═════ Recorded data ═════

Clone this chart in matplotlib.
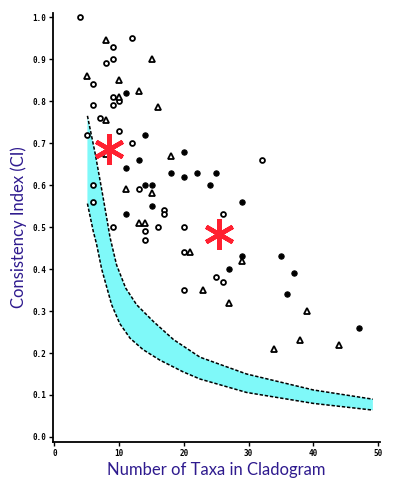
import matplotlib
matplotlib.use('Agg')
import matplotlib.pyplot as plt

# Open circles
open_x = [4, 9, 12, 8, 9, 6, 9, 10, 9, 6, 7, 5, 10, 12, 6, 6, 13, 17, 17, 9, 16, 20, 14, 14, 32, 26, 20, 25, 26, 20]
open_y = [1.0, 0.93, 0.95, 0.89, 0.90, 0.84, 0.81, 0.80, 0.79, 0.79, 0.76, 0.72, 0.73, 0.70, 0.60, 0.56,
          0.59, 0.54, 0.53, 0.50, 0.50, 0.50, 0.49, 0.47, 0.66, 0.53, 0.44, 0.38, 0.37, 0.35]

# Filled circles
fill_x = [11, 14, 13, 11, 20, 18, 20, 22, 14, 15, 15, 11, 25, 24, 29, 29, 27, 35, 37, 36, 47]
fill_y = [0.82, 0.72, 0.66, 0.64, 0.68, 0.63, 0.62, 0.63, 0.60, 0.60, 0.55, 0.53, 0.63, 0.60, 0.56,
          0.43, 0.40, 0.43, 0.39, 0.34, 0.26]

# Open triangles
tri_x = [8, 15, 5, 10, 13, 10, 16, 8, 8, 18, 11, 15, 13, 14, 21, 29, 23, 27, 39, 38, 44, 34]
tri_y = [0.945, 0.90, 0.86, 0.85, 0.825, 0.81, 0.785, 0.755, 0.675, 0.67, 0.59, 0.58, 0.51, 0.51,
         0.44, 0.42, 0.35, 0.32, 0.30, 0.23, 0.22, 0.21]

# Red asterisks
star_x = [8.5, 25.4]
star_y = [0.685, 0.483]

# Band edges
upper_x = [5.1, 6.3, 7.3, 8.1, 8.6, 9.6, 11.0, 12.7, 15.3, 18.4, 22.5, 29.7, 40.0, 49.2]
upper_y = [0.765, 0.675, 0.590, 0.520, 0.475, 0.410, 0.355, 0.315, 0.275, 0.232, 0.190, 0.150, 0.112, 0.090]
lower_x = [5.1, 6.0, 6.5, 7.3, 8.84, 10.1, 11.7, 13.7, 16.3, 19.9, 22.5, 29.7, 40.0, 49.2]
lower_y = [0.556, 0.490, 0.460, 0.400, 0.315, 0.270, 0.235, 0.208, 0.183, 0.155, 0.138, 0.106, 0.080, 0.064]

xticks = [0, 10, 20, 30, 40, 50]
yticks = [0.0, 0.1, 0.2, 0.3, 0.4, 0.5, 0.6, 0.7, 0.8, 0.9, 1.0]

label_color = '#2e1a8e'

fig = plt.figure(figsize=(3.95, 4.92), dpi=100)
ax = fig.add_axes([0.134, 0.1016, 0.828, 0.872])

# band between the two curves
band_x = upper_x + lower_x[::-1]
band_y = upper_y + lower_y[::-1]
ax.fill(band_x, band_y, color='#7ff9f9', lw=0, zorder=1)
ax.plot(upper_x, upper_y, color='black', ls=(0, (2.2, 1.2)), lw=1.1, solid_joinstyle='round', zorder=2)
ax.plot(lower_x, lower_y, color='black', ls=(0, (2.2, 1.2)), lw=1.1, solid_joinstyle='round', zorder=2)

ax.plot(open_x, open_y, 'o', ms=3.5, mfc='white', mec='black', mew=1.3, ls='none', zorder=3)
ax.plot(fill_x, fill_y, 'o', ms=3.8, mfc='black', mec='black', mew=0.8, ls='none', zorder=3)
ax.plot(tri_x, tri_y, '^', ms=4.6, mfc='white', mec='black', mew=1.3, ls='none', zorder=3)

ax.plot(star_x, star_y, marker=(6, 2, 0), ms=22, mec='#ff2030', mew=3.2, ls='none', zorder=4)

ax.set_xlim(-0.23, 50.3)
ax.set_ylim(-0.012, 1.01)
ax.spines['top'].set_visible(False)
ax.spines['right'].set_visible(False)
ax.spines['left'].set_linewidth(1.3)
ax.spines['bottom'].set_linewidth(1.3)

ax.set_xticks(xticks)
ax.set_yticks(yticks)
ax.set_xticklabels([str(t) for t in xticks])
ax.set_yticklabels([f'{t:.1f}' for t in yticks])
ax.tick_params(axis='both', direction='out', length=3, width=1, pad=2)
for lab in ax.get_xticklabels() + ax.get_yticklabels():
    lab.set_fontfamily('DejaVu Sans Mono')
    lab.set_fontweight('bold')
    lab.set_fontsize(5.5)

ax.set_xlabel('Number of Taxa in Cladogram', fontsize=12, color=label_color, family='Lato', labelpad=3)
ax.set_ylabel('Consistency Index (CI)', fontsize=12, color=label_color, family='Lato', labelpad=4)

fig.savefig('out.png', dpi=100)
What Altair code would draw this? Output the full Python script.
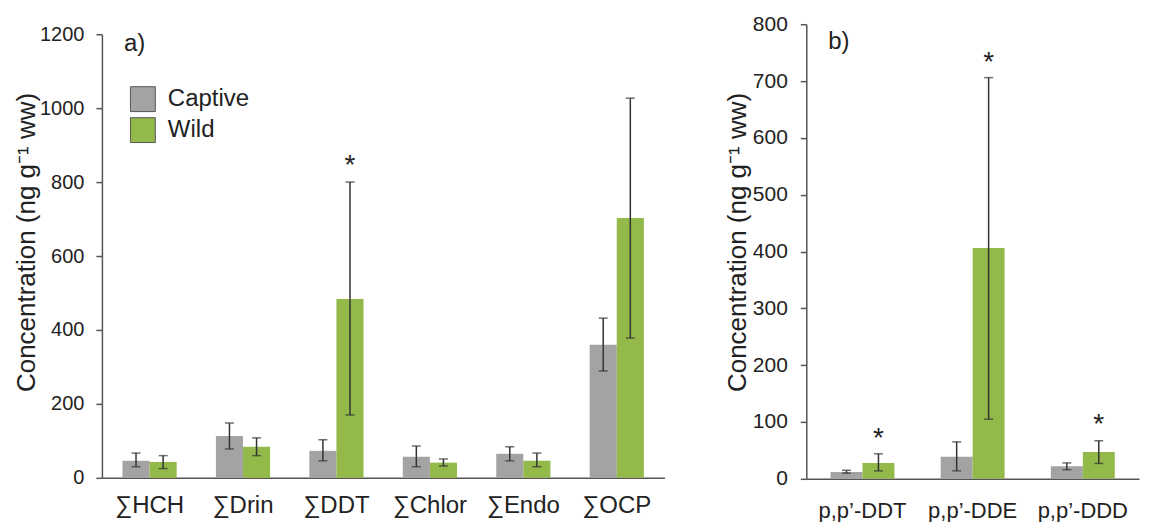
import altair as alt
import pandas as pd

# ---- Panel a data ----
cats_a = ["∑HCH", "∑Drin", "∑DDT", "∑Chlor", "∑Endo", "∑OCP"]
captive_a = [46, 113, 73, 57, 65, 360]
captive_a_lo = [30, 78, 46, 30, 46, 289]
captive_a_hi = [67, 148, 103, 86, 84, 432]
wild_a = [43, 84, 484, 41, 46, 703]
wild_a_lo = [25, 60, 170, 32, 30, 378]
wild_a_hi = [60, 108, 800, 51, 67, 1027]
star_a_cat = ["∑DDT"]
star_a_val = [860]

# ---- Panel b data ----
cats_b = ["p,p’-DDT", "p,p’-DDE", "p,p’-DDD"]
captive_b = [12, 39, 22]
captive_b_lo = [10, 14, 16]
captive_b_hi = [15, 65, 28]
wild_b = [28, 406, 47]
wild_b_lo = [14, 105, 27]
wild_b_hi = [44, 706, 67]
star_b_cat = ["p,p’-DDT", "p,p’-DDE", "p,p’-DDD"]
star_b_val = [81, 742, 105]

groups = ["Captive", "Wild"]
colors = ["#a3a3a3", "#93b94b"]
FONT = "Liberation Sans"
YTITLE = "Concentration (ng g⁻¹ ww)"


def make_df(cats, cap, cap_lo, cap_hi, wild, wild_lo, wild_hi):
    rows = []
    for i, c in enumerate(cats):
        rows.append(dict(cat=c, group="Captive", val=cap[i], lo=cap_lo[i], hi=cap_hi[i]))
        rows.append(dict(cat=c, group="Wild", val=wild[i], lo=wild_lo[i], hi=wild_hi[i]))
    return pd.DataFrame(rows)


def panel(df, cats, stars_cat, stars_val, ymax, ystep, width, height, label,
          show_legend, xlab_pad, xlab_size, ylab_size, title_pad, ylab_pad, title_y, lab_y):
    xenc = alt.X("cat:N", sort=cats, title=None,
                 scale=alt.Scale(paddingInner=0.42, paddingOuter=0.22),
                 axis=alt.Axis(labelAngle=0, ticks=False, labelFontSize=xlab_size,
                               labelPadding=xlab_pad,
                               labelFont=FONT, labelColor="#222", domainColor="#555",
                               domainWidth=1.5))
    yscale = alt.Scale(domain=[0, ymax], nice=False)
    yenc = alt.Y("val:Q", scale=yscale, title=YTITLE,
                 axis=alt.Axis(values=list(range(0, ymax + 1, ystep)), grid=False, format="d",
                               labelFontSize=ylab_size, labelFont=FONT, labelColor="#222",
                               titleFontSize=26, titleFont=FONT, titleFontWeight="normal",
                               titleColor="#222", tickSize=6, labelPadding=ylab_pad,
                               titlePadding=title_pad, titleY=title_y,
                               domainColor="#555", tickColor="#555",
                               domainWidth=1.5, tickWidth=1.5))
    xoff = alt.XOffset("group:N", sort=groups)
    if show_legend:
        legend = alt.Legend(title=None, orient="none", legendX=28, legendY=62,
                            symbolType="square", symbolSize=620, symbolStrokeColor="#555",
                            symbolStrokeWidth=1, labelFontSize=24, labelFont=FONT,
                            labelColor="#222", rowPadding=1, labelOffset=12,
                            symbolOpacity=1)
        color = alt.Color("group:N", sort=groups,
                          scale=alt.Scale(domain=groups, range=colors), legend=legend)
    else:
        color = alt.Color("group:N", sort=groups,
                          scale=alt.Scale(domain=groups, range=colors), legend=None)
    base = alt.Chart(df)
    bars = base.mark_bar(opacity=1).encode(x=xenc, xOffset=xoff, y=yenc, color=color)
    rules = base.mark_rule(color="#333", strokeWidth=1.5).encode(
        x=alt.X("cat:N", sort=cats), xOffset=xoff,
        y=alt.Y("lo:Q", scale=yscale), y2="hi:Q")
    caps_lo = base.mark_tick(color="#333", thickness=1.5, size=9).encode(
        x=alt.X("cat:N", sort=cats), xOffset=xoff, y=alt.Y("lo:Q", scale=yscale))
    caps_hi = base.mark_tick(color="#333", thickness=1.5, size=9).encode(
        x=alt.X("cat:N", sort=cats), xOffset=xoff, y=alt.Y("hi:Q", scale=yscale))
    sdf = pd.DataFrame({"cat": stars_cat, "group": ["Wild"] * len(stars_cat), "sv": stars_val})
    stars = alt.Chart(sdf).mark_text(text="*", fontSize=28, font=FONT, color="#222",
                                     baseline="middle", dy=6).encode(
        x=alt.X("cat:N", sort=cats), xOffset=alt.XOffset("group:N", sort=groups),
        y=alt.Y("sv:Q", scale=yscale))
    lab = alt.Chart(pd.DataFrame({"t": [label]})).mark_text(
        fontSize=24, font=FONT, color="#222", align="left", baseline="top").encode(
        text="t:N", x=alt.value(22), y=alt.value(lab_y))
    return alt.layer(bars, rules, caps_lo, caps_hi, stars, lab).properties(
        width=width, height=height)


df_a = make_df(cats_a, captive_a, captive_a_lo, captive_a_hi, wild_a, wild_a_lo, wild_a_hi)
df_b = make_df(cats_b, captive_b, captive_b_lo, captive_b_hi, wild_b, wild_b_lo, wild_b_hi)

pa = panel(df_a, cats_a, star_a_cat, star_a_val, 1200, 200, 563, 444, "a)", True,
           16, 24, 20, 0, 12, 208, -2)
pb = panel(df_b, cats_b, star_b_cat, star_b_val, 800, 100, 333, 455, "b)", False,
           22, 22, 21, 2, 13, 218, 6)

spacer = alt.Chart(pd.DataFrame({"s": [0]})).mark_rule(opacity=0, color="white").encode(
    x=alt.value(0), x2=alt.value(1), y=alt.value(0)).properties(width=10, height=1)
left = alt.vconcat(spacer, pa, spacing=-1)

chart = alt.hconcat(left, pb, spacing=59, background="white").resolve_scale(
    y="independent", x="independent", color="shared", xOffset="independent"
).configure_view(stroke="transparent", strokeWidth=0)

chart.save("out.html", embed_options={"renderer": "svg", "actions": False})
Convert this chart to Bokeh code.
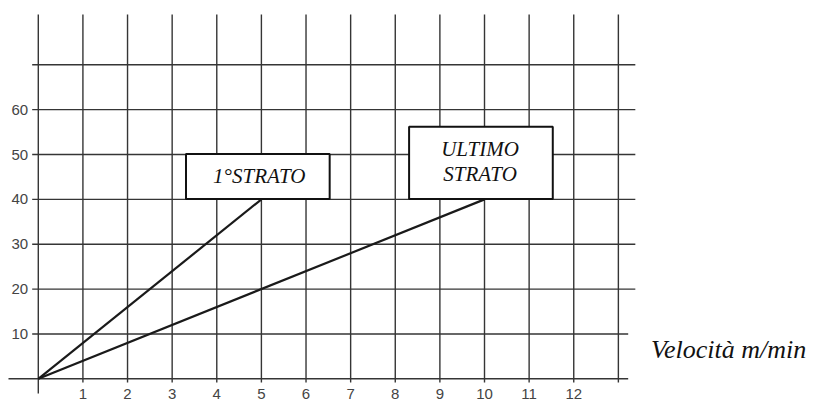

═════

**Task directions:** Repeat, word for word and with no pictures, only the lines running from the beginning of the data to the line that contains "import matplotlib.pyplot as plt".

**Solved problem:**
Clone this chart in matplotlib.
import matplotlib
matplotlib.use('Agg')
import matplotlib.pyplot as plt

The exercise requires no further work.